Chapter 7 Analysis and Reflection
1. Create a timeline representing the key events presented in this chapter, and then consider the following questions:
2. How did world leaders respond to Nazi aggression in Germany and beyond? What priorities guided their thinking? Why did foreign leaders fail to recognize the dangers that the Nazi regime posed?
3. When does a country have a right or duty to intervene in the affairs of other countries? What events in this chapter have most influenced your thinking about this question?
4. We often use the following terms to describe the range of human behavior in times of crisis: perpetrator, victim, bystander, upstander. How would you define each of these roles? What dilemmas and choices faced by individuals, groups, and countries described in this chapter have influenced your thinking about these roles?
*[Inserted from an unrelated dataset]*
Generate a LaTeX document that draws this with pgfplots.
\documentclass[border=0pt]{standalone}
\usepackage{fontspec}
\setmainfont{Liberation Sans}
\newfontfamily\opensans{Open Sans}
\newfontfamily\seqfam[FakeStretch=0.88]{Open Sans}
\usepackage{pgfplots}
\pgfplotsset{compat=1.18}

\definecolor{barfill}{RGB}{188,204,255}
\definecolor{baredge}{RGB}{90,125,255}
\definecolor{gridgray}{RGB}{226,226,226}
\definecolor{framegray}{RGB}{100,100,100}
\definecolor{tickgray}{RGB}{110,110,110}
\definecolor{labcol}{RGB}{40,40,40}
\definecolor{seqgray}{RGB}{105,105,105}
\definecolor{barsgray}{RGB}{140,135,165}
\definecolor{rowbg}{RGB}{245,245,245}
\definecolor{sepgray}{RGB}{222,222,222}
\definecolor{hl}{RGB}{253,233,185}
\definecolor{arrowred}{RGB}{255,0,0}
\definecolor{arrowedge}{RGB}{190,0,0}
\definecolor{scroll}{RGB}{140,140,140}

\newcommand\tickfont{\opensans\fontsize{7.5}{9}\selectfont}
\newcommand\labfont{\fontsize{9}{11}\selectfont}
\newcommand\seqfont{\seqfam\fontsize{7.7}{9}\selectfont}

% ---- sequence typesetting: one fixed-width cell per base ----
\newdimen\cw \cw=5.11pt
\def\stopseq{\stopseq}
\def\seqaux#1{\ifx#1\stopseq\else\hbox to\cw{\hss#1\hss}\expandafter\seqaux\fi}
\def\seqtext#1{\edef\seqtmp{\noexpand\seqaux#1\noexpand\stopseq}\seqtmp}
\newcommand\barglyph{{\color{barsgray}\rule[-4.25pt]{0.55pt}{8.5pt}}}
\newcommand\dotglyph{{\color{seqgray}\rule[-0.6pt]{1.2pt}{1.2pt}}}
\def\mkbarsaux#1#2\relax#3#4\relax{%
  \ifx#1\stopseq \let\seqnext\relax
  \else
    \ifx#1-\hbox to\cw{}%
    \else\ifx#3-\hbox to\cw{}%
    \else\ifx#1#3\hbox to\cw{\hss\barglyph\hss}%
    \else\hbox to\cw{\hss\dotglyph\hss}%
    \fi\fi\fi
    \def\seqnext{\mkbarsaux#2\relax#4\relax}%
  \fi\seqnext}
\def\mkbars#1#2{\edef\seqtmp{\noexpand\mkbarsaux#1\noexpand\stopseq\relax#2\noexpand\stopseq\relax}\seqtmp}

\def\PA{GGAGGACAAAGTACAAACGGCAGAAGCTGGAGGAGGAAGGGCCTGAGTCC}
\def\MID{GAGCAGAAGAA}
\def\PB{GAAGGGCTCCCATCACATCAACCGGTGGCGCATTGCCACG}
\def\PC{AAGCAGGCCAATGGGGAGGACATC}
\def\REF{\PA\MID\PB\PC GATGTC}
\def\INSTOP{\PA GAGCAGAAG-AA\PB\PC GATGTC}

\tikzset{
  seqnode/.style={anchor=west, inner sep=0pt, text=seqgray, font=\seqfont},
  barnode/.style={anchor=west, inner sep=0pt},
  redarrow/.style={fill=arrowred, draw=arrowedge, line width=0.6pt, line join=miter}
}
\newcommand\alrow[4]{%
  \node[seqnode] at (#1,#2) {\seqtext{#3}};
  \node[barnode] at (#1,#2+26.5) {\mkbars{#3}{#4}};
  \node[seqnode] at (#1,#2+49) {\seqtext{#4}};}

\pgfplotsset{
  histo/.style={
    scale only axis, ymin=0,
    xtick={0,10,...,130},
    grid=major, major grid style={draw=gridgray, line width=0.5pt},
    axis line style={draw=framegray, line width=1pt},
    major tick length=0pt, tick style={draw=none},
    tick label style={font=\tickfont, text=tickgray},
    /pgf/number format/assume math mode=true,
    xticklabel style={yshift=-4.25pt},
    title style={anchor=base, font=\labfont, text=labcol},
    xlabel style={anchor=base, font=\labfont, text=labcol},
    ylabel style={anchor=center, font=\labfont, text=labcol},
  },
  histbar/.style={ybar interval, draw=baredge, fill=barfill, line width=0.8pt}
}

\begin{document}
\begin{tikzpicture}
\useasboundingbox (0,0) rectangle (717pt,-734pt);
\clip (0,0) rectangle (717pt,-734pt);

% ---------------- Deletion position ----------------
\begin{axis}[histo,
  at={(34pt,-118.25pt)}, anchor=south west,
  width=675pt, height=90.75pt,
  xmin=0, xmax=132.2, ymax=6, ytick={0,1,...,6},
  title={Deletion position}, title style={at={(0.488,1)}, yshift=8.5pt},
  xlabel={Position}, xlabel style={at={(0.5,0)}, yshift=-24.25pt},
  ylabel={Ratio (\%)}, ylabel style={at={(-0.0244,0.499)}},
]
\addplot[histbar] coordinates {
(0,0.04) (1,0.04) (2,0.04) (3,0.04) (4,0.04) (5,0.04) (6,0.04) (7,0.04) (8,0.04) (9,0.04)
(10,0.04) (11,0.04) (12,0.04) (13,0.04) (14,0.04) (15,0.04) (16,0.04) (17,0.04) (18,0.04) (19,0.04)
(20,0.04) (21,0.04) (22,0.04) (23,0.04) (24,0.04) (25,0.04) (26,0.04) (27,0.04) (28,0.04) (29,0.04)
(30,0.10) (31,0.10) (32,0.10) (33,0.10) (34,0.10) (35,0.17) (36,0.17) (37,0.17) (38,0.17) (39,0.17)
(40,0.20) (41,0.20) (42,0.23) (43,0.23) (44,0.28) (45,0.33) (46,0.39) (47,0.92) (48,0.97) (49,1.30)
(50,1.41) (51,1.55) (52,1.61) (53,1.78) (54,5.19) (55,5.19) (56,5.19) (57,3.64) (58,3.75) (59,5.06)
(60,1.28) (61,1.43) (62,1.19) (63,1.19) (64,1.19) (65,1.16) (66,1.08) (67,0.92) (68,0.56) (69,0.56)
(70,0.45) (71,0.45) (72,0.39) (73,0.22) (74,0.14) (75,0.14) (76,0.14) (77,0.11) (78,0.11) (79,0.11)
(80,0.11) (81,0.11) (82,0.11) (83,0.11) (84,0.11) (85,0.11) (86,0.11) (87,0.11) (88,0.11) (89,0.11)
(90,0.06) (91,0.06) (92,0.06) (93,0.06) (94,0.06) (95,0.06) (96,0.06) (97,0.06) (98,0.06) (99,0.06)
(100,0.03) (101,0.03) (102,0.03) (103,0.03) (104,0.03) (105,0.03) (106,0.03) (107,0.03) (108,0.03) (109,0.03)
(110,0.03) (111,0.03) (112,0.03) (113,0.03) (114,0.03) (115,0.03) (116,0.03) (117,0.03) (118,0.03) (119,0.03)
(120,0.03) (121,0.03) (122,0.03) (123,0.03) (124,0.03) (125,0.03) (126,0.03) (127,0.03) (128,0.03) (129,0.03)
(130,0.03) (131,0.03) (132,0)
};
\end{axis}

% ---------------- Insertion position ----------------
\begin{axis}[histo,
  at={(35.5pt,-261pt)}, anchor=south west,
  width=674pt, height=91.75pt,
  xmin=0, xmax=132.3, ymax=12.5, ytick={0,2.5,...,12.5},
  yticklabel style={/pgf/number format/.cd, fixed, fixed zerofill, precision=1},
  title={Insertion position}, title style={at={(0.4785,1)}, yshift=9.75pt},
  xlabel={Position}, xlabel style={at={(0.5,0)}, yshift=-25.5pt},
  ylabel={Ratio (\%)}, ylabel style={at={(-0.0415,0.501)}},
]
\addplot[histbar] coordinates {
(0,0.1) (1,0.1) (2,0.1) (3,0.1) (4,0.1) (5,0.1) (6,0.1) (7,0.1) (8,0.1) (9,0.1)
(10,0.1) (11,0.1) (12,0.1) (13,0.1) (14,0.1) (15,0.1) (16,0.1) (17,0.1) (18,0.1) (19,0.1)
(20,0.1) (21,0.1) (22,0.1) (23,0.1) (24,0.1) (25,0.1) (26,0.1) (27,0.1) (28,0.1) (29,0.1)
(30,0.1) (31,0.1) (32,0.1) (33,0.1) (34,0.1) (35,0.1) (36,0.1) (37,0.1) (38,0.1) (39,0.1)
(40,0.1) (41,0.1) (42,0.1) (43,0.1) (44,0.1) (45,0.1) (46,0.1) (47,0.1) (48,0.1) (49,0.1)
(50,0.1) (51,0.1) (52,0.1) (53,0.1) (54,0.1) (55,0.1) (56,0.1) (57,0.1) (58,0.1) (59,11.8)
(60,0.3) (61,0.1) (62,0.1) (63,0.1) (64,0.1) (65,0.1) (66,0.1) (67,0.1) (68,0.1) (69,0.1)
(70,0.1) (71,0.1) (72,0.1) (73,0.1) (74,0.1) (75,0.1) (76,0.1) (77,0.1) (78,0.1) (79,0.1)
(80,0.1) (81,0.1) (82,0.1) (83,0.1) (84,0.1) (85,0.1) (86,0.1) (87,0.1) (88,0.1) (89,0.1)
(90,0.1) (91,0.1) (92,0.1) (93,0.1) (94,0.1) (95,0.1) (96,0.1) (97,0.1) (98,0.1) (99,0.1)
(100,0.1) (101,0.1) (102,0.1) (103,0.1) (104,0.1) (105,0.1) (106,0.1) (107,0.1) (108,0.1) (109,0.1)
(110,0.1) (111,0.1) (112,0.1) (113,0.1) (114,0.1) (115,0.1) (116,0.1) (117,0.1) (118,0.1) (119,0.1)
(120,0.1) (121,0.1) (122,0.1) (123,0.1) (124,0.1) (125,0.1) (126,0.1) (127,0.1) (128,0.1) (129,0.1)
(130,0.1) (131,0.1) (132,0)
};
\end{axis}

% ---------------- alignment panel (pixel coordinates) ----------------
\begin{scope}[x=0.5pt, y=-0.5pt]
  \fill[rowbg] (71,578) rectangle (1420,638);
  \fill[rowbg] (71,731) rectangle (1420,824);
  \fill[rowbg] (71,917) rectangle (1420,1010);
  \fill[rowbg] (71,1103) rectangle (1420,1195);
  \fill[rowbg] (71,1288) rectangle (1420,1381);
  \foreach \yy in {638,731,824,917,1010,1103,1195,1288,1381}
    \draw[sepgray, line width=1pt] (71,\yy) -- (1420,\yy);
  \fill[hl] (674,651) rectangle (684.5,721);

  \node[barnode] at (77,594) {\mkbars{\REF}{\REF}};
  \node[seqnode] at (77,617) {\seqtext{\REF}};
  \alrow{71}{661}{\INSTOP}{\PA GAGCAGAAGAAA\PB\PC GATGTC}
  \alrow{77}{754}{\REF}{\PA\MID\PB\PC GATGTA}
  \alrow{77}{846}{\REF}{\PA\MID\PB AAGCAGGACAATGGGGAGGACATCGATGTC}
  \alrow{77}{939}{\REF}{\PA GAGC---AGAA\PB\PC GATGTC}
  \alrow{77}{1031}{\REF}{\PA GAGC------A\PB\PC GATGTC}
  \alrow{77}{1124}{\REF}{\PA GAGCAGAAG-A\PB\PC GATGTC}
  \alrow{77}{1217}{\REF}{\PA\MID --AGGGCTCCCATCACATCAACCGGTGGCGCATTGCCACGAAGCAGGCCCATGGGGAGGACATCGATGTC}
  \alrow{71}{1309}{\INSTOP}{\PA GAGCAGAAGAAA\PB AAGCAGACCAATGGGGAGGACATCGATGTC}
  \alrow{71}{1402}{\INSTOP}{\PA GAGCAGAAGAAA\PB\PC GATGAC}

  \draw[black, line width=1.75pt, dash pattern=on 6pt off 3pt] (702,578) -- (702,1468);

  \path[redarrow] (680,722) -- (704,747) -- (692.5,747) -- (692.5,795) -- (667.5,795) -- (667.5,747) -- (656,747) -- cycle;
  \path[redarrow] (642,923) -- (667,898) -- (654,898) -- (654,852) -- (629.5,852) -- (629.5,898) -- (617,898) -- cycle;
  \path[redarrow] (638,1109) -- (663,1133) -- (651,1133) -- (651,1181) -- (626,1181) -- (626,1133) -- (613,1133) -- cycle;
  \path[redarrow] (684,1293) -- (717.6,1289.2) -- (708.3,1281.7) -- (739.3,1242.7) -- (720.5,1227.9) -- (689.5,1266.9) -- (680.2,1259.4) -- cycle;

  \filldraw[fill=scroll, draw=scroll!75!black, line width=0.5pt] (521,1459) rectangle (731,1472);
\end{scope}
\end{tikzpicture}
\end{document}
5. Historian Ian Kershaw has described the feelings of most Germans toward the restrictions on Jews during the 1930s as “indifference,” by which he means not “neutrality” but rather “turning one’s back on an evil in recognition that nothing can be done about it and . . . feeling that other concerns are more pressing or overwhelming.” To strengthen his argument, Kershaw later added such qualifying terms as “lethal indifference” and “moral indifference.”
How would you evaluate Kershaw’s argument in light of the readings in this chapter? What does indifference have to do with morality? How might indifference be lethal?